Task goal: Write out the lines from the top of the material through the line with "(bl) -- cycle;", exactly and with nothing added.

-------

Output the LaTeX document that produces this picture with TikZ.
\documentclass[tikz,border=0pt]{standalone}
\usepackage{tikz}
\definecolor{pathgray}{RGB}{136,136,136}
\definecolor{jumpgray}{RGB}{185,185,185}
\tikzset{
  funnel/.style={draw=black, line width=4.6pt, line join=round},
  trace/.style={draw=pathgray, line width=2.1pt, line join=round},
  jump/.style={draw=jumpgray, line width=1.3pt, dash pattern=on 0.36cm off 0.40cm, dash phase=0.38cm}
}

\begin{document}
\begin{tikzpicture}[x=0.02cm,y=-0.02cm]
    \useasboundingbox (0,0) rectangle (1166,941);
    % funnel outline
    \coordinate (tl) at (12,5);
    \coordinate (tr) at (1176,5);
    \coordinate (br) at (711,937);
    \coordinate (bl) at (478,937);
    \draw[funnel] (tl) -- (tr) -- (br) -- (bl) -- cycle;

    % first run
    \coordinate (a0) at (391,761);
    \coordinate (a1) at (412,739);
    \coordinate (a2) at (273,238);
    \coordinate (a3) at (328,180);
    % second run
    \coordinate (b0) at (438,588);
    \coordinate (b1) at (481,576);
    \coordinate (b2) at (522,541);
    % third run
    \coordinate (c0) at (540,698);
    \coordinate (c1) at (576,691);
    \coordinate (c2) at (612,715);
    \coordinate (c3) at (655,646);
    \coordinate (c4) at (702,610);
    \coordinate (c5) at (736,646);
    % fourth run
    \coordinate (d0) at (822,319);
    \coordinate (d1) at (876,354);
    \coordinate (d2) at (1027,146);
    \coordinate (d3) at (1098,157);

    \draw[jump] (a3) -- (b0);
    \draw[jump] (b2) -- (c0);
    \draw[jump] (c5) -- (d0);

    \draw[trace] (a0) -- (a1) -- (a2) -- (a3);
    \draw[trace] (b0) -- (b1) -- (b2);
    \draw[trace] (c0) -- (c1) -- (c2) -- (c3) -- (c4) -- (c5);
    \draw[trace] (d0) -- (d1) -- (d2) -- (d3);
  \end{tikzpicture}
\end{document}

-------

Written solution:
Output the LaTeX document that produces this picture with TikZ.
\documentclass[tikz,border=0pt]{standalone}
\usepackage{tikz}
\definecolor{pathgray}{RGB}{136,136,136}
\definecolor{jumpgray}{RGB}{185,185,185}
\tikzset{
  funnel/.style={draw=black, line width=4.6pt, line join=round},
  trace/.style={draw=pathgray, line width=2.1pt, line join=round},
  jump/.style={draw=jumpgray, line width=1.3pt, dash pattern=on 0.36cm off 0.40cm, dash phase=0.38cm}
}

\begin{document}
\begin{tikzpicture}[x=0.02cm,y=-0.02cm]
    \useasboundingbox (0,0) rectangle (1166,941);
    % funnel outline
    \coordinate (tl) at (12,5);
    \coordinate (tr) at (1176,5);
    \coordinate (br) at (711,937);
    \coordinate (bl) at (478,937);
    \draw[funnel] (tl) -- (tr) -- (br) -- (bl) -- cycle;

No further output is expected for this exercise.